McCain, the Republican presidential nominee, appears to have delivered a speech with the least amount of deception or "spin" of all the major politicians to speak over the past two weeks, according to Skillicorn's analysis.
His Democratic rival, Illinois Sen. Barack Obama, didn't fare much better than U.S. President George Bush in the study. Obama placed in the middle when it came to the amount of spin in his speech. The candidate with the most deceptive speech was former Massachusetts governor Mitt Romney, according to Skillicorn.
How did Skillicorn determine which candidate used more or less spin? He based his study on research conducted by prominent University of Texas psychologist James Pennebaker. The former FBI polygraph unit instructor and a colleague discovered that a person's choice of words could indicate when he or she was lying.
Pennebaker claimed that liars generally used fewer first person pronouns (like "I" or "my") than more honest people.
"When someone is being deceptive the rate of those words goes down. So, people disassociate themselves from what they are saying. They step back from it," Skillicorn told CTV News from Kingston, Ont.
Conversely, Skillicorn says the use of negative association words (for example, words such as hate, anger, boring, dumb, disappointing, and weak) increases when someone is being deceptive.
Once the major speeches were run through a text analysis program, he says McCain clearly came out as the "low spin" winner.

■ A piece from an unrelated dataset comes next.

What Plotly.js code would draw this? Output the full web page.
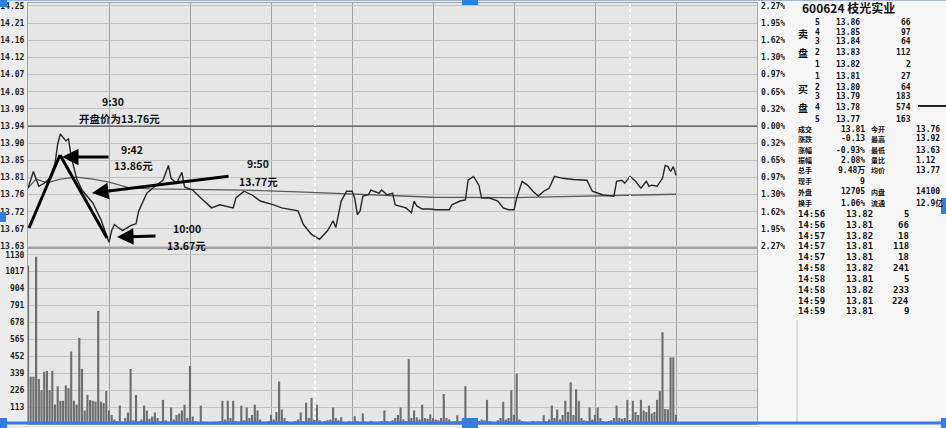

Here is Skillicorn's list of candidates in order of least to most deceptive.
* John McCain
* Mike Huckabee
* Joe Biden
* Joe Lieberman
* Sarah Palin
* Michelle Obama
* Barack Obama
* George W. Bush
* Bill Clinton
* Hillary Clinton
* Fred Thompson
* Rudolph Giuliani
* Mitt Romney
"(McCain) tells his own story. So, necessarily he is using lots of "I's"," Skillicorn said.
"But if you look at the way he speaks of policy, it's the same way, which is not the way Obama phrases his policy discussion. The reason may be because (Obama) hasn't done as much. So, he doesn't have the same choices."
Critics may question Skillicorn's methodology. The key words and phrases he uses to determine the veracity of a speech were based on Pennebaker's studies where participants actually wrote out their own answers to questions they were asked.
Few, if any, political candidates for major office in the U.S. write their own speeches. Instead, all of the candidates Skillicorn reviewed likely had their speeches written by teams of writers. So, his analysis may not determine whether or not a candidate is trying to manipulate the truth. Instead, it may say more about the speechwriters than the candidate.
Skillicorn says that doesn't matter because speechwriters try to match their words with their subject's speech pattern. Also, he says, the speakers usually finesse the final draft of the speech.
Using text analysis is "a really good window into the soul because (speech is) being driven by the subconscious," he said.